[Directions for this task]: Write the data out again exactly, with no pictures.
— begin —
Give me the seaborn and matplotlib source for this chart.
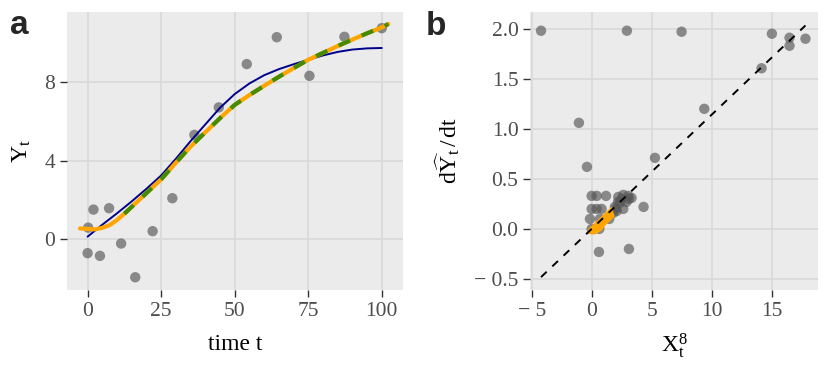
import matplotlib
matplotlib.use("Agg")
import matplotlib.pyplot as plt
import numpy as np
import pandas as pd
import seaborn as sns

# ---------------- Panel a data ----------------
obs_t = [0, 0.2, 2.0, 4.2, 7.3, 11.4, 16.2, 22.1, 28.8, 36.3, 44.6, 54.1, 64.3, 75.4, 87.3, 100.0]
obs_y = [-0.71, 0.59, 1.51, -0.85, 1.58, -0.22, -1.94, 0.41, 2.09, 5.32, 6.72, 8.93, 10.3, 8.33, 10.32, 10.76]

blue_t = [0, 5, 10, 15, 20, 25, 30, 35, 40, 45, 50, 55, 60, 65, 70, 75, 80, 85, 90, 95, 100]
blue_y = [0.13, 0.74, 1.32, 1.93, 2.57, 3.25, 4.10, 5.00, 5.85, 6.70, 7.40, 7.94, 8.36, 8.67, 8.92, 9.15, 9.37, 9.55, 9.67, 9.73, 9.75]

orange_t = [-2.6, 0, 2.5, 5, 7.5, 10, 12.5, 15, 20, 25, 30, 35, 40, 45, 50, 55, 60, 65, 70, 75, 80, 85, 90, 95, 100, 102.2]
orange_y = [0.55, 0.52, 0.50, 0.58, 0.72, 0.98, 1.30, 1.65, 2.35, 3.05, 3.90, 4.72, 5.45, 6.17, 6.85, 7.35, 7.82, 8.28, 8.72, 9.15, 9.50, 9.85, 10.18, 10.50, 10.80, 10.97]
green_start = 12.5

a_xticks = [0, 25, 50, 75, 100]
a_yticks = [0, 4, 8]

# ---------------- Panel b data ----------------
b_x = [-4.22, 2.94, 7.50, 15.03, 16.50, 16.50, 17.83, 14.17, 9.39, -1.06, -0.39, 5.28, 4.33, 0.61, 3.11,
       0.00, 0.42, 1.20, 0.00, 0.42, 0.83, -0.14, 0.69, 1.47, 0.00, 0.64, 2.22, 2.64, 3.05, 3.33,
       2.36, 1.94, 2.64, 1.80, 2.10, 2.50, 2.90, 3.10, 2.20, 2.00]
b_y = [1.98, 1.98, 1.97, 1.95, 1.91, 1.83, 1.90, 1.605, 1.20, 1.06, 0.62, 0.71, 0.22, -0.23, -0.20,
       0.33, 0.33, 0.33, 0.20, 0.20, 0.20, 0.10, 0.10, 0.10, 0.00, 0.00, 0.32, 0.34, 0.33, 0.31,
       0.26, 0.22, 0.20, 0.16, 0.18, 0.30, 0.27, 0.30, 0.27, 0.20]
fit_slope = 0.114

wedge_x = [-0.42, -0.14, 1.67, 1.86, 1.11, 0.83, 0.28]
wedge_y = [-0.043, 0.007, 0.216, 0.123, 0.04, -0.01, -0.05]

b_xticks = [-5, 0, 5, 10, 15]
b_xticklabels = ["\u2212 5", "0", "5", "10", "15"]
b_yticks = [-0.5, 0.0, 0.5, 1.0, 1.5, 2.0]
b_yticklabels = ["\u2212 0.5", "0.0", "0.5", "1.0", "1.5", "2.0"]

# ---------------- Style ----------------
sns.set_style("darkgrid", {"axes.facecolor": "#ebebeb", "grid.color": "#dbdbdb"})
plt.rcParams["font.family"] = ["Liberation Serif", "DejaVu Serif"]
plt.rcParams["mathtext.fontset"] = "custom"
plt.rcParams["mathtext.rm"] = "Liberation Serif"
plt.rcParams["mathtext.it"] = "Liberation Serif:italic"
plt.rcParams["mathtext.bf"] = "Liberation Serif:bold"

W, H = 830, 374
fig = plt.figure(figsize=(W / 100, H / 100), dpi=100)
fig.patch.set_facecolor("white")

def frac_axes(l, t, r, b):
    return fig.add_axes([l / W, 1 - b / H, (r - l) / W, (b - t) / H])

axa = frac_axes(66.7, 11.7, 402.7, 290)
axb = frac_axes(530, 11.7, 818.3, 290)

point_kw = dict(color="#555555", alpha=0.65, s=56, edgecolor="none", linewidth=0, zorder=3)

def style(ax):
    ax.set_facecolor("#ebebeb")
    ax.grid(True, color="#dbdbdb", linewidth=1.4)
    ax.set_axisbelow(True)
    for s in ax.spines.values():
        s.set_visible(False)
    ax.tick_params(axis="both", which="major", length=4.8, width=1.0, color="#333333",
                   labelcolor="#4d4d4d", labelsize=15.5, pad=3.5, bottom=True, left=True)

# ---------------- Panel a ----------------
df_obs = pd.DataFrame({"t": obs_t, "y": obs_y})
df_blue = pd.DataFrame({"t": blue_t, "y": blue_y})
df_or = pd.DataFrame({"t": orange_t, "y": orange_y})
df_gr = df_or[df_or["t"] >= green_start]

sns.scatterplot(data=df_obs, x="t", y="y", ax=axa, **point_kw)
sns.lineplot(data=df_blue, x="t", y="y", ax=axa, color="#00008B", linewidth=1.4, sort=False, zorder=4)
sns.lineplot(data=df_or, x="t", y="y", ax=axa, color="#FFA500", linewidth=3.0, sort=False, zorder=5,
             solid_capstyle="round")
sns.lineplot(data=df_gr, x="t", y="y", ax=axa, color="#458B00", linewidth=3.0, sort=False, zorder=6)
axa.lines[-1].set_dashes((3.0, 3.0))
axa.lines[-1].set_dash_capstyle("butt")

axa.set_xlim(-7.1, 107.1)
axa.set_ylim(-2.59, 11.6)
axa.set_xticks(a_xticks)
axa.set_yticks(a_yticks)
style(axa)
axa.set_xlabel("time t", fontsize=17, color="black", va="center")
axa.set_ylabel(r"$\mathregular{Y_t}$", fontsize=17, color="black", va="center")
axa.xaxis.set_label_coords(0.5, -0.195)
axa.yaxis.set_label_coords(-0.132, 0.5)

# ---------------- Panel b ----------------
df_b = pd.DataFrame({"x": b_x, "y": b_y})
sns.scatterplot(data=df_b, x="x", y="y", ax=axb, **point_kw)
axb.fill(wedge_x, wedge_y, color="#FFA500", zorder=10, linewidth=0.8, edgecolor="#FFA500")
fit_x = np.array([min(b_x), max(b_x)])
df_fit = pd.DataFrame({"x": fit_x, "y": fit_slope * fit_x})
sns.lineplot(data=df_fit, x="x", y="y", ax=axb, color="black", linewidth=1.4, zorder=11)
axb.lines[-1].set_dashes((4, 4))

axb.set_xlim(-5.14, 18.9)
axb.set_ylim(-0.61, 2.17)
axb.set_xticks(b_xticks)
axb.set_xticklabels(b_xticklabels)
axb.set_yticks(b_yticks)
axb.set_yticklabels(b_yticklabels)
style(axb)
axb.set_xlabel(r"$\mathregular{X_t^8}$", fontsize=17, color="black", va="center")
axb.set_ylabel(r"$\mathregular{d\widehat{Y}_t\,/\,dt}$", fontsize=17, color="black", va="center")
axb.xaxis.set_label_coords(0.5, -0.2)
axb.yaxis.set_label_coords(-0.284, 0.5)

# ---------------- Panel letters ----------------
fig.text(10 / W, 1 - 34 / H, "a", fontsize=24, fontweight="bold", family="Liberation Sans",
         ha="left", va="baseline")
fig.text(426 / W, 1 - 35 / H, "b", fontsize=24, fontweight="bold", family="Liberation Sans",
         ha="left", va="baseline")

fig.savefig("out.png", dpi=100, facecolor="white")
— end —
[Solution for this problem]:
Give me the seaborn and matplotlib source for this chart.
import matplotlib
matplotlib.use("Agg")
import matplotlib.pyplot as plt
import numpy as np
import pandas as pd
import seaborn as sns

# ---------------- Panel a data ----------------
obs_t = [0, 0.2, 2.0, 4.2, 7.3, 11.4, 16.2, 22.1, 28.8, 36.3, 44.6, 54.1, 64.3, 75.4, 87.3, 100.0]
obs_y = [-0.71, 0.59, 1.51, -0.85, 1.58, -0.22, -1.94, 0.41, 2.09, 5.32, 6.72, 8.93, 10.3, 8.33, 10.32, 10.76]

blue_t = [0, 5, 10, 15, 20, 25, 30, 35, 40, 45, 50, 55, 60, 65, 70, 75, 80, 85, 90, 95, 100]
blue_y = [0.13, 0.74, 1.32, 1.93, 2.57, 3.25, 4.10, 5.00, 5.85, 6.70, 7.40, 7.94, 8.36, 8.67, 8.92, 9.15, 9.37, 9.55, 9.67, 9.73, 9.75]

orange_t = [-2.6, 0, 2.5, 5, 7.5, 10, 12.5, 15, 20, 25, 30, 35, 40, 45, 50, 55, 60, 65, 70, 75, 80, 85, 90, 95, 100, 102.2]
orange_y = [0.55, 0.52, 0.50, 0.58, 0.72, 0.98, 1.30, 1.65, 2.35, 3.05, 3.90, 4.72, 5.45, 6.17, 6.85, 7.35, 7.82, 8.28, 8.72, 9.15, 9.50, 9.85, 10.18, 10.50, 10.80, 10.97]
green_start = 12.5

a_xticks = [0, 25, 50, 75, 100]
a_yticks = [0, 4, 8]

# ---------------- Panel b data ----------------
b_x = [-4.22, 2.94, 7.50, 15.03, 16.50, 16.50, 17.83, 14.17, 9.39, -1.06, -0.39, 5.28, 4.33, 0.61, 3.11,
       0.00, 0.42, 1.20, 0.00, 0.42, 0.83, -0.14, 0.69, 1.47, 0.00, 0.64, 2.22, 2.64, 3.05, 3.33,
       2.36, 1.94, 2.64, 1.80, 2.10, 2.50, 2.90, 3.10, 2.20, 2.00]
b_y = [1.98, 1.98, 1.97, 1.95, 1.91, 1.83, 1.90, 1.605, 1.20, 1.06, 0.62, 0.71, 0.22, -0.23, -0.20,
       0.33, 0.33, 0.33, 0.20, 0.20, 0.20, 0.10, 0.10, 0.10, 0.00, 0.00, 0.32, 0.34, 0.33, 0.31,
       0.26, 0.22, 0.20, 0.16, 0.18, 0.30, 0.27, 0.30, 0.27, 0.20]
fit_slope = 0.114

wedge_x = [-0.42, -0.14, 1.67, 1.86, 1.11, 0.83, 0.28]
wedge_y = [-0.043, 0.007, 0.216, 0.123, 0.04, -0.01, -0.05]

b_xticks = [-5, 0, 5, 10, 15]
b_xticklabels = ["\u2212 5", "0", "5", "10", "15"]
b_yticks = [-0.5, 0.0, 0.5, 1.0, 1.5, 2.0]
b_yticklabels = ["\u2212 0.5", "0.0", "0.5", "1.0", "1.5", "2.0"]

# ---------------- Style ----------------
sns.set_style("darkgrid", {"axes.facecolor": "#ebebeb", "grid.color": "#dbdbdb"})
plt.rcParams["font.family"] = ["Liberation Serif", "DejaVu Serif"]
plt.rcParams["mathtext.fontset"] = "custom"
plt.rcParams["mathtext.rm"] = "Liberation Serif"
plt.rcParams["mathtext.it"] = "Liberation Serif:italic"
plt.rcParams["mathtext.bf"] = "Liberation Serif:bold"

W, H = 830, 374
fig = plt.figure(figsize=(W / 100, H / 100), dpi=100)
fig.patch.set_facecolor("white")

def frac_axes(l, t, r, b):
    return fig.add_axes([l / W, 1 - b / H, (r - l) / W, (b - t) / H])

axa = frac_axes(66.7, 11.7, 402.7, 290)
axb = frac_axes(530, 11.7, 818.3, 290)

point_kw = dict(color="#555555", alpha=0.65, s=56, edgecolor="none", linewidth=0, zorder=3)

def style(ax):
    ax.set_facecolor("#ebebeb")
    ax.grid(True, color="#dbdbdb", linewidth=1.4)
    ax.set_axisbelow(True)
    for s in ax.spines.values():
        s.set_visible(False)
    ax.tick_params(axis="both", which="major", length=4.8, width=1.0, color="#333333",
                   labelcolor="#4d4d4d", labelsize=15.5, pad=3.5, bottom=True, left=True)

# ---------------- Panel a ----------------
df_obs = pd.DataFrame({"t": obs_t, "y": obs_y})
df_blue = pd.DataFrame({"t": blue_t, "y": blue_y})
df_or = pd.DataFrame({"t": orange_t, "y": orange_y})
df_gr = df_or[df_or["t"] >= green_start]

sns.scatterplot(data=df_obs, x="t", y="y", ax=axa, **point_kw)
sns.lineplot(data=df_blue, x="t", y="y", ax=axa, color="#00008B", linewidth=1.4, sort=False, zorder=4)
sns.lineplot(data=df_or, x="t", y="y", ax=axa, color="#FFA500", linewidth=3.0, sort=False, zorder=5,
             solid_capstyle="round")
sns.lineplot(data=df_gr, x="t", y="y", ax=axa, color="#458B00", linewidth=3.0, sort=False, zorder=6)
axa.lines[-1].set_dashes((3.0, 3.0))
axa.lines[-1].set_dash_capstyle("butt")

axa.set_xlim(-7.1, 107.1)
axa.set_ylim(-2.59, 11.6)
axa.set_xticks(a_xticks)
axa.set_yticks(a_yticks)
style(axa)
axa.set_xlabel("time t", fontsize=17, color="black", va="center")
axa.set_ylabel(r"$\mathregular{Y_t}$", fontsize=17, color="black", va="center")
axa.xaxis.set_label_coords(0.5, -0.195)
axa.yaxis.set_label_coords(-0.132, 0.5)

# ---------------- Panel b ----------------
df_b = pd.DataFrame({"x": b_x, "y": b_y})
sns.scatterplot(data=df_b, x="x", y="y", ax=axb, **point_kw)
axb.fill(wedge_x, wedge_y, color="#FFA500", zorder=10, linewidth=0.8, edgecolor="#FFA500")
fit_x = np.array([min(b_x), max(b_x)])
df_fit = pd.DataFrame({"x": fit_x, "y": fit_slope * fit_x})
sns.lineplot(data=df_fit, x="x", y="y", ax=axb, color="black", linewidth=1.4, zorder=11)
axb.lines[-1].set_dashes((4, 4))

axb.set_xlim(-5.14, 18.9)
axb.set_ylim(-0.61, 2.17)
axb.set_xticks(b_xticks)
axb.set_xticklabels(b_xticklabels)
axb.set_yticks(b_yticks)
axb.set_yticklabels(b_yticklabels)
style(axb)
axb.set_xlabel(r"$\mathregular{X_t^8}$", fontsize=17, color="black", va="center")
axb.set_ylabel(r"$\mathregular{d\widehat{Y}_t\,/\,dt}$", fontsize=17, color="black", va="center")
axb.xaxis.set_label_coords(0.5, -0.2)
axb.yaxis.set_label_coords(-0.284, 0.5)

# ---------------- Panel letters ----------------
fig.text(10 / W, 1 - 34 / H, "a", fontsize=24, fontweight="bold", family="Liberation Sans",
         ha="left", va="baseline")
fig.text(426 / W, 1 - 35 / H, "b", fontsize=24, fontweight="bold", family="Liberation Sans",
         ha="left", va="baseline")

fig.savefig("out.png", dpi=100, facecolor="white")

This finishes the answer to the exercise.